Mientras se celebra
el COP25 en Madrid y Greta Thunberg concluye su
travesía del Atlántico en catamarán para viajar del modo menos contaminante para
el planeta, las emisiones de CO2 en el mundo aumentarán este año en
un 0,6, y el aumento global de temperatura no remitirá, lo que hará más difícil
el cumplimiento de los Acuerdos de París sobre cambio climático.
Nosotros no somos
ni Greta Thunberg ni Teresa Ribera, la inteligente y apasionada ministra en
funciones para la Transición Ecológica. Las dos son admirables, y hay muchas
más personas admirables alrededor de ellas; pero ellas no son nosotros.
Me refiero a que se
está alentando un desplazamiento de las responsabilidades asumidas, una lucha
anticontaminante por procuración.
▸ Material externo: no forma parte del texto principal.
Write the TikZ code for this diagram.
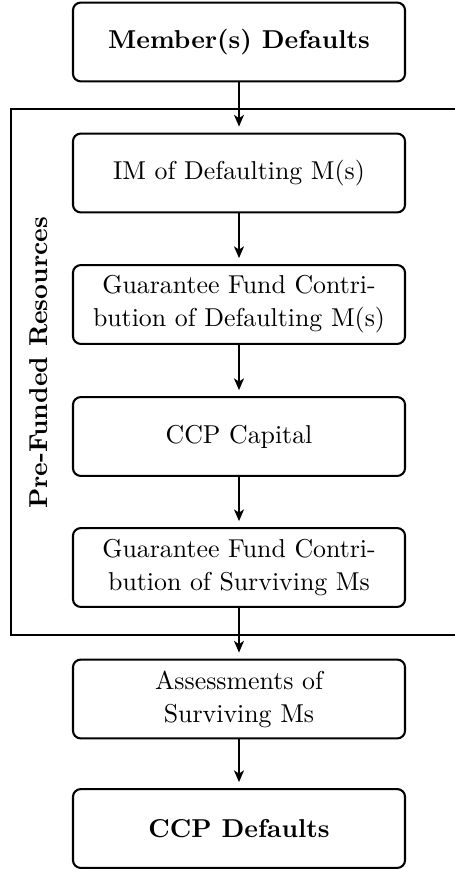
\documentclass[tikz,border=0pt]{standalone}
\usetikzlibrary{arrows.meta}
\begin{document}
\begin{tikzpicture}[x=0.387pt,y=-0.387pt,
  stepbox/.style={draw,line width=0.8pt,rounded corners=3pt,minimum width=128.5pt,minimum height=30.5pt,align=center,inner sep=0pt,font=\fontsize{10}{12.8}\selectfont},
  flow/.style={-{Stealth[length=4.5pt,width=3.8pt,inset=1.2pt]},line width=0.8pt,shorten >=2.3pt}]
\useasboundingbox (0,0) rectangle (455,869);
\draw[line width=0.6pt] (460,109) -- (11,109) -- (11,635) -- (460,635);
\node[stepbox] (a) at (239,42) {\bfseries Member(s) Defaults};
\node[stepbox] (b) at (239,173) {IM of Defaulting M(s)};
\node[stepbox] (c) at (239,304.5) {Guarantee Fund Contri-\\bution of Defaulting M(s)};
\node[stepbox] (d) at (239,436.5) {CCP Capital};
\node[stepbox] (e) at (239,567.5) {Guarantee Fund Contri-\\bution of Surviving Ms};
\node[stepbox] (f) at (239,699) {Assessments of\\Surviving Ms};
\node[stepbox] (g) at (239,828.5) {\bfseries CCP Defaults};
\node[rotate=90,font=\bfseries] (lbl) at (39,363) {Pre-Funded Resources};
\draw[flow] (a.south) -- (b.north);
\draw[flow] (b.south) -- (c.north);
\draw[flow] (c.south) -- (d.north);
\draw[flow] (d.south) -- (e.north);
\draw[flow] (e.south) -- (f.north);
\draw[flow] (f.south) -- (g.north);
\end{tikzpicture}
\end{document}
Tenemos todos un problema, pero adjudicamos
su solución a unas heroínas muy concretas, como si se tratara de Daeneris en
una serie televisiva en prime time (me
excuso si la comparación con Daeneris no es adecuada; jamás he visto un
episodio de “Juego de tronos”).
La asunción de
responsabilidades en la Green Revolution,
es decir en la lucha por un planeta libre de emisiones, más limpio y
sostenible, ha de producirse en todos los niveles políticos y sociales. Cambiar
los hábitos de consumo es bueno, pero claramente insuficiente. La revolución debe
implicar un gran cambio presidido por la innovación tecnológica: producción de energías
no contaminantes, edificación de viviendas inteligentes, urbanización inteligente
de ciudades a las que se asignan nuevos cometidos, revolución en los
transportes así urbanos como a media y larga distancia, nuevos materiales para
la construcción y la comunicación ahorradores de energía. Y más en general y
por encima de todo lo anterior, una inteligencia colectiva renovada dirigida a
nuevas formas sostenibles de vivir y de estar en el mundo.
La revolución
verde, empero, puede llevarse a cabo de varias maneras. Es aplicable a ella
lo mismo que se decía de las castañuelas en el famoso tratado sobre cómo tocarlas:
es preferible hacerlo bien, que mal.
Por ejemplo, una
transición “justa” puede serlo de un modo que fomente la creación de nuevos
empleos dignamente remunerados para compensar la inevitable destrucción de
empleo en sectores obsolescentes o muy contaminantes. O bien, “justa” con el
accionariado de las poderosas multinacionales que extraen y comercializan los
combustibles fósiles y exigen dividendos altos para su inversión. Los dos
objetivos no son plenamente compatibles entre sí, como se sugiere de forma subliminal: va a ser necesario priorizar uno por encima del otro. Es lícita la sospecha de que esa priorización ya se ha elegido.
Por ejemplo,
resulta incoherente que desde las altas jerarquías de la Unión Europea se
alienten de un lado los esfuerzos por cumplir los Acuerdos de París, o bien el
programa, cualquiera que sea, que salga del actual COP25, y al mismo tiempo se
mantengan intocados el sacro horror al déficit público y la regla áurea del
austericidio. Y eso es, perdonen mi forma poco educada de señalar con el dedo,
exactamente lo que se está haciendo.
Se diría que el
tema del control de las emisiones contaminantes a la atmósfera se remite desde
los poderes públicos, que ejercen en el tema el papel de controladores últimos pero
no de sujetos activos del cambio, a la ciudadanía. Y que, dentro de la
ciudadanía, se atiende antes a la necesidad de que las grandes empresas sigan obteniendo
beneficios que ofrecer en bandeja a sus shareholders,
que a un planteamiento que represente un salto adelante en la democracia
industrial, en la participación del factor trabajo en los objetivos generales
de la economía, y en un crecimiento del empleo y de la igualdad social.
En estas
circunstancias, Greta Thunberg corre el riesgo de pasar, de ser el símbolo de
una lucha compartida, a una coartada desde la cual justificar una revolución
pasiva en la que todo será cambiado para que todo siga igual en el fondo.